Podcast Summary
This episode features Sam Jernigan, a Wall Street veteran and Ethereum evangelist, who shares his insights on the intersection of traditional finance and the crypto world. The discussion delves into the narratives that resonate with institutional investors, the potential of Ethereum beyond being a cryptocurrency, and the challenges and opportunities of bridging the gap between Wall Street and the Ethereum ecosystem.
Key Takeaways
Ethereum’s Potential Beyond Cryptocurrency
- Global Financial Settlement: Ethereum is seen as a unified ledger for global financial settlement, offering both messaging and settlement capabilities for financial transactions, with fees paid in ETH. This positions Ethereum as a potential competitor to traditional financial systems like Swift and CHIPS.
- Collateral Asset: Ethereum’s value as collateral is highlighted, as it is a cash flow-bearing asset with cash flows returned to ETH holders through burning and staking. This unique feature sets Ethereum apart from other cryptocurrencies.
Wall Street’s Adoption of Crypto
- Institutional Trading: Major funds are now equipped to trade spot crypto, with Coinbase being a popular platform for institutional trading. The infrastructure for institutional trading has improved, offering better integration and web wallet capabilities.
- Bitcoin ETFs: The adoption of Bitcoin ETFs by large long-term allocators emphasizes the portfolio allocation benefits of Bitcoin and other crypto assets.

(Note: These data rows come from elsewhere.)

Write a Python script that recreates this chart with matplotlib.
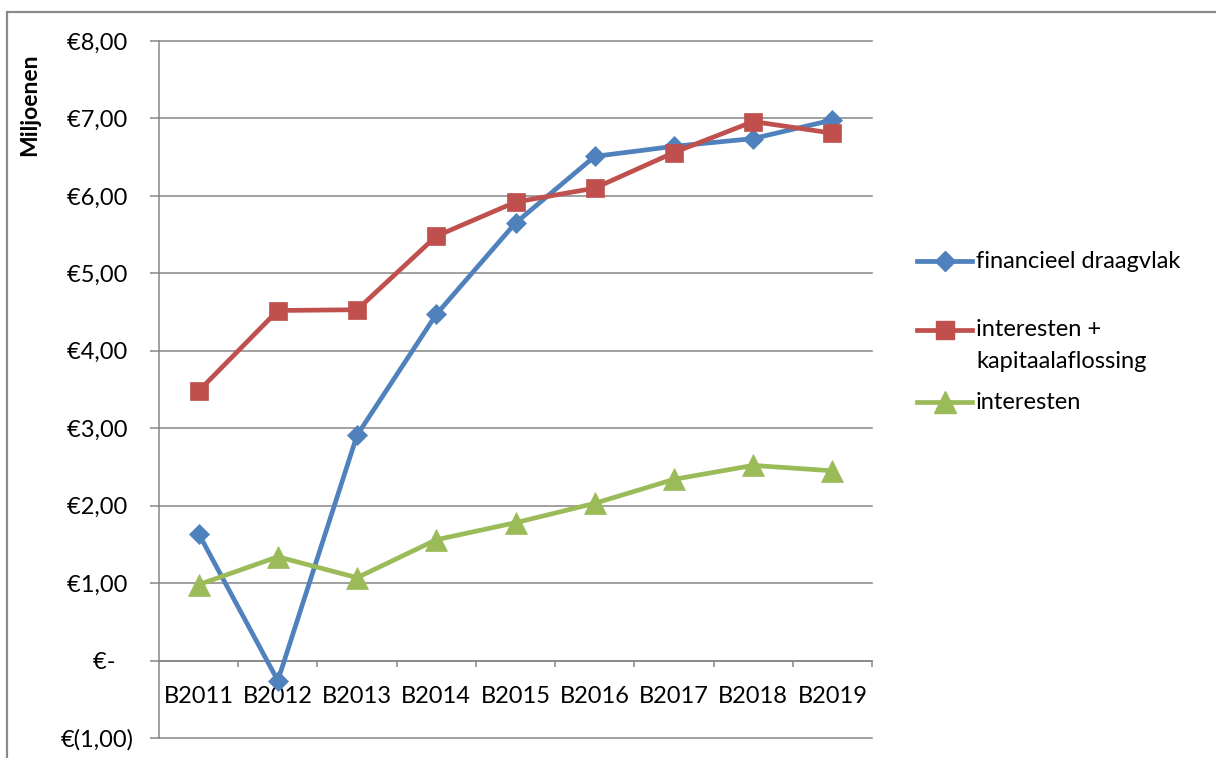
import matplotlib
matplotlib.use("Agg")
import matplotlib.pyplot as plt
from matplotlib.lines import Line2D
from matplotlib.patches import Rectangle
import numpy as np

categories = ["B2011", "B2012", "B2013", "B2014", "B2015", "B2016", "B2017", "B2018", "B2019"]
financieel_draagvlak = [1.64, -0.26, 2.91, 4.47, 5.65, 6.51, 6.64, 6.74, 6.98]
interesten_kapitaal = [3.48, 4.52, 4.53, 5.48, 5.92, 6.10, 6.56, 6.96, 6.81]
interesten = [0.98, 1.34, 1.07, 1.56, 1.78, 2.03, 2.34, 2.52, 2.45]
y_ticks = [-1, 0, 1, 2, 3, 4, 5, 6, 7, 8]
y_ticklabels = ["€(1,00)", "€-   ", "€1,00 ", "€2,00 ", "€3,00 ", "€4,00 ",
                "€5,00 ", "€6,00 ", "€7,00 ", "€8,00 "]
series_labels = ["financieel draagvlak", "interesten +\nkapitaalaflossing", "interesten"]

plt.rcParams['font.family'] = ['Lato', 'DejaVu Sans']

W, H = 1216, 758
fig = plt.figure(figsize=(W / 100, H / 100), dpi=100)
ax = fig.add_axes([159 / W, 1 - 738 / H, (872 - 159) / W, (738 - 41) / H])

grid_col = "#868686"
colors = ["#4F81BD", "#C0504D", "#9BBB59"]
markers = ["D", "s", "^"]
msizes = [10.5, 13.5, 15.5]
series = [financieel_draagvlak, interesten_kapitaal, interesten]
FS = 17

x = np.arange(len(categories))
lines = []
for vals, c, m, ms in zip(series, colors, markers, msizes):
    ln, = ax.plot(x, vals, color=c, lw=3.4, marker=m, markersize=ms,
                  markerfacecolor=c, markeredgecolor=c, markeredgewidth=0.5,
                  zorder=3, clip_on=False)
    lines.append(ln)

ax.set_xlim(-0.5, len(categories) - 0.5)
ax.set_ylim(-1, 8)
ax.set_yticks(y_ticks)
ax.set_yticklabels(y_ticklabels)
ax.yaxis.grid(True, color=grid_col, lw=1.1)
for gl in ax.get_ygridlines():
    gl.set_clip_on(False)
ax.set_axisbelow(True)

ax.spines['top'].set_visible(False)
ax.spines['right'].set_visible(False)
ax.spines['left'].set_color(grid_col)
ax.spines['left'].set_linewidth(1.1)
ax.spines['bottom'].set_position(('data', 0))
ax.spines['bottom'].set_color(grid_col)
ax.spines['bottom'].set_linewidth(1.1)

ax.set_xticks(x)
ax.set_xticklabels(categories)
ax.set_xticks(np.arange(0.5, len(categories), 1.0), minor=True)
ax.tick_params(axis='x', which='major', length=0, pad=18, labelsize=FS, labelcolor="#000000")
ax.tick_params(axis='x', which='minor', length=4.5, width=1.1, color=grid_col, direction='out')
ax.tick_params(axis='y', which='major', length=6.5, width=1.1, color=grid_col, direction='out',
               pad=12, labelsize=FS, labelcolor="#000000")

fig.text(30 / W, 1 - 105 / H, "Miljoenen", rotation=90, ha='center', va='center',
         fontsize=16.5, fontweight='bold')

# legend (drawn manually to match the layout)
leg_rows = [261, 330, 402]
for ln, lab, yy in zip(lines, series_labels, leg_rows):
    yf = 1 - yy / H
    h = Line2D([917 / W, 944.5 / W, 972 / W], [yf, yf, yf], transform=fig.transFigure,
               color=ln.get_color(), lw=ln.get_linewidth(),
               marker=ln.get_marker(), markersize=ln.get_markersize(),
               markerfacecolor=ln.get_markerfacecolor(),
               markeredgecolor=ln.get_markeredgecolor(), markevery=[1])
    fig.add_artist(h)
    if '\n' in lab:
        first, second = lab.split('\n')
        fig.text(976 / W, yf, first, ha='left', va='center', fontsize=FS)
        fig.text(976 / W, 1 - (yy + 32) / H, second, ha='left', va='center', fontsize=FS)
    else:
        fig.text(976 / W, yf, lab, ha='left', va='center', fontsize=FS)

# outer chart frame
fig.add_artist(Rectangle((7 / W, -0.1), 2.0, 1 - 12 / H + 0.1, transform=fig.transFigure,
                         fill=False, edgecolor="#8a8a8a", lw=1.6, clip_on=False))

fig.savefig("out.png", dpi=100)
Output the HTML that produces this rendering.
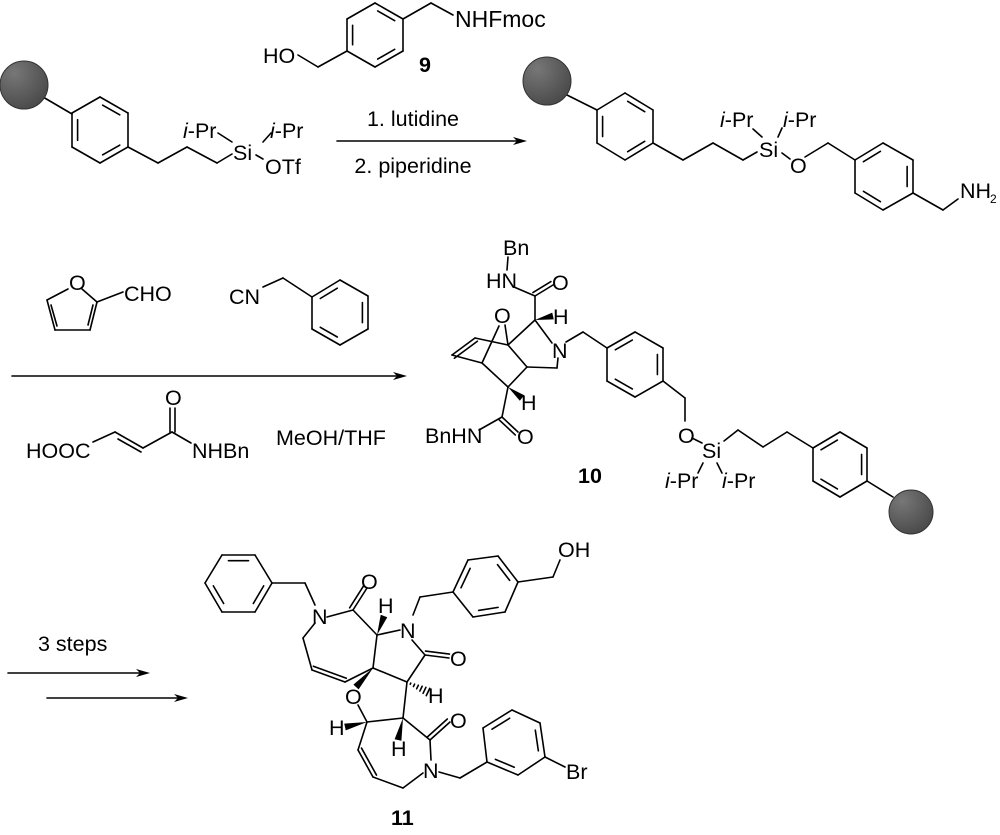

The potential flipping of money from Bitcoin ETFs to ETH ETFs could be significant, as more money chases Ethereum’s outperformance.
Regulatory Landscape for Crypto
- Regulatory Clarity: The regulatory haze over Ethereum’s status has been cleared with the SEC’s approval of the ETH ETF, confirming it as a commodity. This provides a level of certainty for investors and could lead to increased institutional adoption.
- Regulatory Assault on Crypto: The speaker believes that the regulatory assault on crypto is essentially over, which has significant implications for the need for legislation in the space. The potential removal of Chevron Defense could provide clarity and authority for regulators in the crypto space.
DeFi and the Future of Finance
- DeFi Evolution: The speaker believes that DeFi is a significant evolution and expects traditional financial institutions to adopt their own execution environments connected to the Ethereum for interoperability. This could lead to the forking of Ethereum and enable infinite composability and tokenization.
- Tokenization of Assets: Banks are likely to tokenize their deposits and join public blockchains to compete with corporate entities and monopolize their balance sheets. This could lead to a significant shift in the financial landscape.
Sentiment Analysis
- Bullish: The overall sentiment of the podcast is bullish, particularly towards Ethereum. The speaker highlights Ethereum’s potential as a global financial settlement layer and a collateral asset, and believes that the regulatory clarity provided by the SEC’s approval of the ETH ETF could lead to increased institutional adoption.
- Bearish: There is no explicit bearish sentiment expressed in the podcast. However, the speaker does acknowledge the challenges of discussing crypto within the confines of Wall Street and the potential governance risks posed by ETH ETFs participating in staking.
- Neutral: While the speaker is bullish on Ethereum, they also express a preference for no regulation in the crypto industry, citing the rapidly evolving nature of the technology and the difficulty of removing laws once they are put in place. This suggests a balanced view of the challenges and opportunities in the crypto space.